Again, it would not be prudent to make any drastic changes to allocation in this situation, but investors would be wise to consider some options that would reduce outflows to the government. The tax efficiency gap between ETFs and mutual funds would grow wider under the proposal, so investors should consider substituting mutual fund holdings with ETFs when appropriate substitutes with similar methodology are available. This is one simple strategy that could improve net returns without changing portfolio allocation at all.

This may also be a critical moment for investors who are approaching planned asset rotations due to aging, retirement, or other circumstances, such as the sale of a private business or property. Pre-retirees often reduce equity exposure and shift toward bonds as they approach the planned cessation of earned income. It could make sense to accelerate such a rotation by several months for investors who hold assets with large embedded capital gains liabilities. Late-career earners could reduce potential capital gains tax outflows by 50% while taking on less volatile assets that produce dividends and interest. 
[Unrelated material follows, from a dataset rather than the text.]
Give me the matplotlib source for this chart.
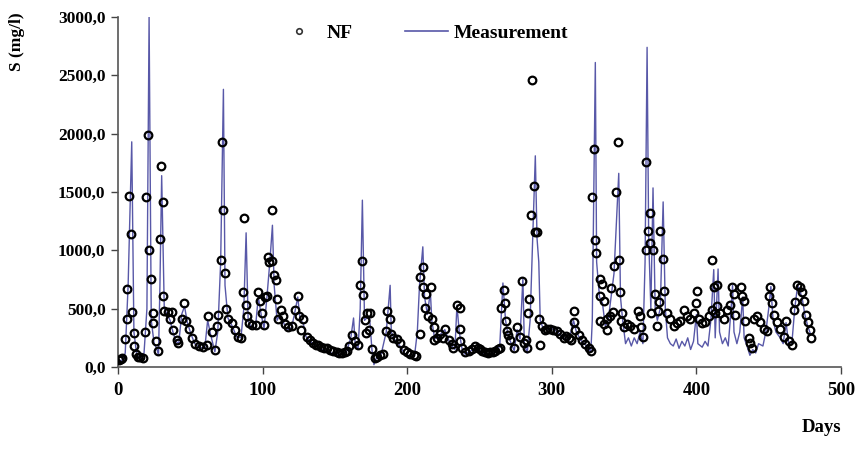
import matplotlib
matplotlib.use('Agg')
import matplotlib.pyplot as plt
from matplotlib.lines import Line2D

# Measurement (linea azul)
med_dias = [0, 3, 5, 7, 9.5, 11, 13, 16, 18, 20, 21.5, 23, 25, 27, 28, 29, 30.2, 32, 34, 36,
            38, 40, 42, 44, 46, 48, 50, 53, 56, 60, 62, 64, 67, 69, 71, 72.9, 74, 76, 79, 82,
            85, 87, 88.6, 90, 92, 95, 97, 99, 101, 103, 105, 106.8, 108, 110, 112, 114, 116, 118, 120, 122,
            124.3, 126, 128, 130, 133, 137, 141, 145, 150, 155, 158, 161, 162.9, 164, 166, 167.5, 169, 170.5, 172, 174,
            175.6, 177, 179, 182, 185.5, 188.2, 189, 191, 194, 198, 202, 205, 207, 208.5, 210.8, 212, 214, 216, 217, 219,
            221, 223, 226, 229, 231, 233, 234.4, 236, 238, 240, 243, 247, 250, 254, 258, 262, 264, 266.2, 268, 270,
            272, 274, 276, 278, 280, 281, 283, 285, 286.5, 288.6, 289.8, 291, 292, 294, 297, 300, 304, 308, 312, 315,
            317, 320, 324, 327, 328, 330.1, 331, 333, 335, 337, 339, 341, 343, 346.3, 347.5, 349, 351, 353, 355, 357,
            359, 361, 363, 364.5, 365.9, 367, 368.5, 370, 371.5, 373, 375, 377, 378.5, 380, 382, 384, 386, 388, 390, 392,
            394, 396, 398, 400, 401, 404, 406, 408, 410, 412, 413, 415, 416, 418, 420, 422, 424, 425, 426, 428,
            430, 432, 433, 435, 437, 439, 441, 443, 446, 448, 450, 451.5, 453, 455, 458, 460, 462, 464, 466, 468,
            470, 471.5, 473, 475, 477, 479]
med_vals = [50, 60, 120, 700, 1930, 300, 100, 70, 120, 500, 3000, 400, 200, 150, 100, 700, 1640, 500, 450, 400,
            300, 220, 200, 450, 520, 380, 300, 200, 170, 160, 400, 280, 130, 300, 900, 2380, 700, 420, 350, 260,
            250, 500, 1150, 400, 340, 330, 600, 450, 330, 600, 900, 1215, 700, 400, 450, 400, 330, 320, 340, 450,
            600, 400, 380, 260, 220, 180, 150, 130, 110, 110, 130, 250, 420, 200, 150, 500, 1430, 400, 420, 420,
            150, 20, 90, 110, 300, 700, 300, 240, 200, 120, 90, 90, 300, 700, 1030, 600, 450, 650, 400, 240,
            260, 280, 320, 220, 180, 150, 530, 300, 150, 110, 130, 160, 140, 110, 110, 140, 180, 720, 400, 260,
            200, 140, 320, 240, 760, 200, 120, 400, 1000, 1810, 1100, 900, 400, 330, 320, 330, 300, 250, 230, 400,
            300, 230, 180, 130, 400, 2610, 900, 600, 550, 350, 400, 600, 800, 1660, 600, 400, 200, 250, 180, 250,
            200, 300, 200, 900, 2740, 1100, 500, 1535, 500, 400, 500, 1415, 500, 250, 200, 180, 240, 160, 220, 180,
            250, 150, 220, 450, 200, 170, 220, 180, 400, 835, 250, 840, 300, 200, 250, 180, 500, 700, 300, 200,
            300, 600, 250, 180, 100, 150, 120, 200, 180, 300, 500, 690, 400, 300, 250, 200, 380, 180, 200, 500,
            700, 650, 600, 450, 350, 280]

# NF (circulos)
nf_dias = [1, 2, 3, 4.6, 6, 6.5, 7.6, 9, 10, 11, 11.3, 12.5, 14, 15.5, 17, 18.7, 19.4, 21, 21.7, 22.6,
           24, 24.5, 26.3, 27.5, 29, 29.8, 31, 31.4, 32, 34.8, 36, 37, 38.3, 40.6, 41.8, 44, 45.7, 47, 49, 51,
           53.3, 56.3, 59, 61.8, 62.5, 64.8, 67, 68.7, 69.4, 71, 71.7, 72.9, 74, 74.5, 76.3, 78.7, 81, 83.3, 85, 86.7,
           87.2, 88.6, 89, 90.9, 92.5, 95.3, 97, 98, 99.4, 101, 101.7, 102.9, 104, 104.7, 106.4, 106.8, 108, 109, 109.8, 110.9,
           113, 114, 115.6, 117.9, 120, 122.5, 124.3, 125.5, 126.4, 127.8, 130.6, 133, 135, 136.8, 138.6, 140.5, 142.5, 144.5,
           146.5, 148.5, 151.3, 153, 155, 157, 158.2, 160, 161.7, 164, 166.3, 167.5, 168.6, 169.3, 170.5, 171.6, 172, 173.3,
           174.4, 175.6, 177.5, 179, 181, 183, 185.5, 185.9, 187.8, 188.7, 190.5, 193, 195, 197.5, 199.8, 202, 204.4, 206,
           209, 209, 210.8, 210.8, 212.4, 213, 214.7, 216.3, 217, 218.2, 218.2, 220.5, 222.8, 225, 226.3, 228.6, 230.9, 232,
           234.4, 236.2, 236.2, 236.6, 237.8, 240, 242.5, 244.5, 247, 249, 250.5, 252, 254, 256, 257.5, 259.5, 261, 262.5,
           264.3, 264.8, 267.1, 267.8, 268.5, 269, 270, 271.3, 273.7, 276, 277.9, 279.5, 280.6, 282.4, 283, 283.3, 284, 285.9,
           286.3, 287.4, 288.2, 289.8, 290.9, 292, 293.2, 295.6, 297, 299, 301, 303.7, 306, 308.3, 310, 311.6, 313.5, 315.1,
           315.6, 316.3, 318.6, 320.9, 323.2, 325.5, 327.2, 327.8, 329.4, 330.1, 330.8, 333, 333, 333.6, 334.7, 335.8, 335.8, 338.1,
           338.1, 340.4, 340.9, 342.3, 342.7, 344.6, 345.6, 346.3, 347.4, 347.9, 348.6, 350.2, 352, 354.3, 356.6, 359.4, 360.8, 361.9,
           363.1, 364.8, 365.4, 366.3, 367.7, 367.7, 368.8, 370, 371.6, 372.8, 373.2, 373.9, 374.6, 376.9, 377.9, 379.7, 382, 384.3,
           386.6, 388.9, 391.2, 393.6, 395.9, 398.2, 399.4, 400.1, 401.7, 404, 406.2, 408.5, 410.8, 410.9, 412, 413.2, 414.3, 414.3,
           416.6, 418.9, 421.2, 423.5, 424.7, 425.8, 427, 430.5, 431.6, 432.7, 433.9, 436.2, 437.4, 438.5, 439.7, 442, 444.3, 446.6,
           448.9, 450, 451.2, 452.4, 453.5, 455.8, 458.1, 460.4, 462.2, 463.9, 466.2, 467.3, 468.5, 469.6, 471.5, 473.1, 474.3, 476.1,
           477, 478.4, 479.3]
nf_vals = [60, 70, 80, 240, 410, 665, 1465, 1140, 470, 290, 180, 110, 90, 85, 80, 300, 1460, 1990, 1000, 755,
           460, 380, 220, 140, 1095, 1720, 1415, 610, 480, 470, 410, 470, 320, 235, 210, 410, 545, 395, 330, 250,
           200, 180, 175, 190, 435, 300, 150, 355, 445, 920, 1925, 1345, 810, 500, 410, 380, 320, 260, 245, 640,
           1280, 530, 440, 375, 360, 360, 640, 570, 465, 360, 600, 610, 940, 900, 1345, 905, 785, 745, 583, 410,
           490, 435, 370, 340, 355, 490, 610, 435, 320, 410, 260, 235, 210, 190, 190, 170, 165, 160,
           145, 135, 125, 120, 120, 130, 140, 180, 275, 220, 190, 705, 905, 620, 400, 290, 465, 320,
           465, 155, 80, 90, 100, 110, 305, 480, 410, 280, 250, 240, 210, 150, 130, 110, 100, 95,
           775, 280, 853, 685, 505, 625, 440, 685, 410, 345, 235, 250, 280, 250, 330, 235, 195, 165,
           530, 505, 330, 220, 165, 125, 140, 155, 180, 165, 155, 140, 125, 120, 125, 130, 140, 155,
           165, 505, 657, 545, 395, 305, 275, 235, 165, 345, 260, 735, 210, 235, 165, 465, 585, 1300,
           2460, 1550, 1160, 1160, 410, 190, 355, 320, 330, 330, 320, 305, 280, 250, 270, 250, 230, 480,
           385, 320, 275, 235, 195, 165, 140, 1455, 1870, 1085, 975, 610, 395, 755, 715, 570, 370, 410,
           320, 440, 675, 470, 865, 1500, 1925, 920, 640, 395, 465, 340, 370, 355, 330, 480, 435, 340,
           260, 1000, 1760, 1165, 1060, 1320, 465, 1000, 625, 355, 480, 555, 1165, 925, 650, 465, 410, 355,
           380, 395, 490, 440, 410, 465, 545, 650, 410, 380, 385, 440, 490, 920, 690, 465, 700, 520,
           465, 410, 490, 530, 690, 625, 450, 690, 610, 570, 395, 250, 210, 165, 410, 440, 385, 330,
           305, 610, 690, 545, 450, 385, 330, 260, 395, 220, 190, 490, 555, 705, 690, 640, 570, 450,
           385, 320, 250]

y_ticks = [0, 500, 1000, 1500, 2000, 2500, 3000]
y_etiquetas = ['0,0', '500,0', '1000,0', '1500,0', '2000,0', '2500,0', '3000,0']
x_ticks = [0, 100, 200, 300, 400, 500]

plt.rcParams['font.family'] = 'Liberation Serif'
plt.rcParams['font.weight'] = 'bold'

fig = plt.figure(figsize=(8.55, 4.66), dpi=100)
ax = fig.add_axes([118/855, 1 - 367/466, (841 - 118)/855, (367 - 17)/466])

ax.plot(med_dias, med_vals, color='#5858a8', linewidth=1.0, zorder=2)
ax.plot(nf_dias, nf_vals, linestyle='none', marker='o', markersize=5.5,
        markerfacecolor='none', markeredgecolor='black', markeredgewidth=1.6, zorder=3)

ax.set_xlim(0, 500)
ax.set_ylim(0, 3000)
ax.set_xticks(x_ticks)
ax.set_yticks(y_ticks)
ax.set_yticklabels(y_etiquetas)
ax.tick_params(axis='both', direction='out', length=5, width=1, colors='#444444',
               labelcolor='black')
ax.tick_params(axis='x', labelsize=13.5, pad=6)
ax.tick_params(axis='y', labelsize=12.5, pad=4)
for lado in ['top', 'right']:
    ax.spines[lado].set_visible(False)
for lado in ['left', 'bottom']:
    ax.spines[lado].set_color('#555555')
    ax.spines[lado].set_linewidth(1.2)

fig.text(17/855, 1 - 42/466, 'S (mg/l)', rotation=90, ha='center', va='center',
         fontsize=12.5, fontweight='bold')
fig.text(822/855, 1 - 427/466, 'Days', ha='center', va='center', fontsize=13.5, fontweight='bold')

h_nf = Line2D([], [], linestyle='none', marker='o', markersize=4,
              markerfacecolor='none', markeredgecolor='#333333', markeredgewidth=1.2)
h_med = Line2D([], [], color='#5858a8', linewidth=1.2)
fig.legend([h_nf, h_med], ['NF', 'Measurement'], loc='center',
           bbox_to_anchor=(423/855, 1 - 33/466), ncol=2, frameon=False,
           fontsize=14, handlelength=2.2, columnspacing=2.7, handletextpad=0.3)

plt.savefig('out.png', dpi=100)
Investors considering this tactic should note that dividends and interest are treated as ordinary income, which would potentially be taxed at the rate that they were attempting to avoid in the first place. That said, the appreciated capital in a portfolio is almost certainly a much larger number than the passive interest yielded. Rotation steps up the cost basis and allows investors to circumvent higher taxes while moving to lower-risk positions.

Ultimately, Biden's capital gains tax rate proposal should not instigate any drastic reactions from investors, and it shouldn't prompt fundamental changes to your asset allocation. However, there are some smart decisions around timing and investment vehicles that can optimize net returns.